A Red Seal chef and triathlete, Close often rewarded a five-hour bike ride or marathon running or swimming session with a big plate of french fries. On one of those rides he conjured an idea; why not make his own? But lighter, fluffier than the greasy, deep fried frozen starch strips at the local diner or fast food joint.
And so the former chef at the Fairmont Hotel and head of product development at the test kitchen for the Cactus Club set out to make the perfect french fry. In December he opened the Spud Shack, on the upper level of the Shops at New Westminster Station.
Its cornerstone menu item is that humble accompaniment to burgers, sandwiches and steaks from Nome, Alaska to Naples, Florida, the french fry. Or rather Belgian frites, because that's what they were called as far back as the 17th century when the poor inhabitants of the Meuse valley fried cut potatoes to get them through the winter because the rivers that provided the fish for their sustenance had frozen over. They didn't become "French" until American soldiers serving in Belgium in WWI started calling them that.
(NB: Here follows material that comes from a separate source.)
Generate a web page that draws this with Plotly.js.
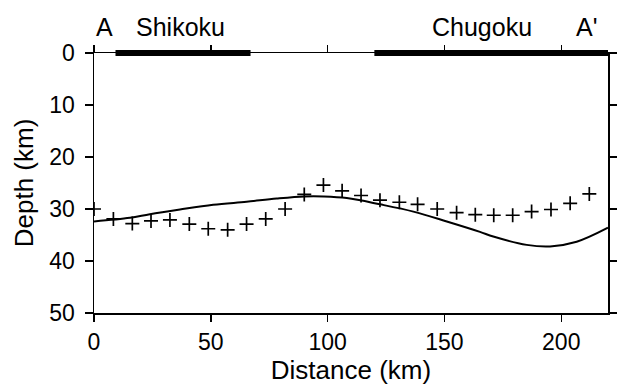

To play off that heritage Close clad his new venture with 80-year-old reclaimed wood accented with furniture and fixtures in red, yellow and black, the colours of Belgium's flag. Gargoyles peer from the corners, loom from the rafters.
"It's got that gothic European feel," says Close, 42. "It's old-world Europe meets Western Canada."
But to make a truly authentic Belgian frites experience takes more than décor. It takes a lot of hard, knuckle-scraping work that starts late at night when he and his crew hand cut up to 100 pounds of Kennebec potatoes. The strips, with the skin still on, are then soaked in cold water overnight before they're drained and then blanched for an hour in the morning, which will help them cook evenly once they're in the fryer. They're then cooled and allowed to rest before being deep-fried to order in canola oil.
"There are no shortcuts, you've got to do it right," says Close, who tests every batch as it comes out of the fryer and then the shaker to ensure the frites have the right balance of crispness and fluffiness, the right amount of salt.
The frites are served in paper cones that are supported in special holes cut into the hefty wooden tables. And they can be garnished with a choice of 15 sauces like Belgian mayo, roasted garlic mayo, Andalusia and curry ketchup.
Close also serves up the frites as poutine, favouring a firmer "squeaky" cheddar cheese curd that he sources from the Okanagan. And he's looking to enhance his menu with Montreal-style smoked meat sandwiches. It can all be washed down with a variety of craft and Belgian beers.
But in these early days of his new venture, Close is keeping his eyes on the fries, fiddling with the seasoning, adjusting fry times to create the perfect frites.
"It's still a work in progress," he says. "I want to be able to take the humble potato and turn it into an experience."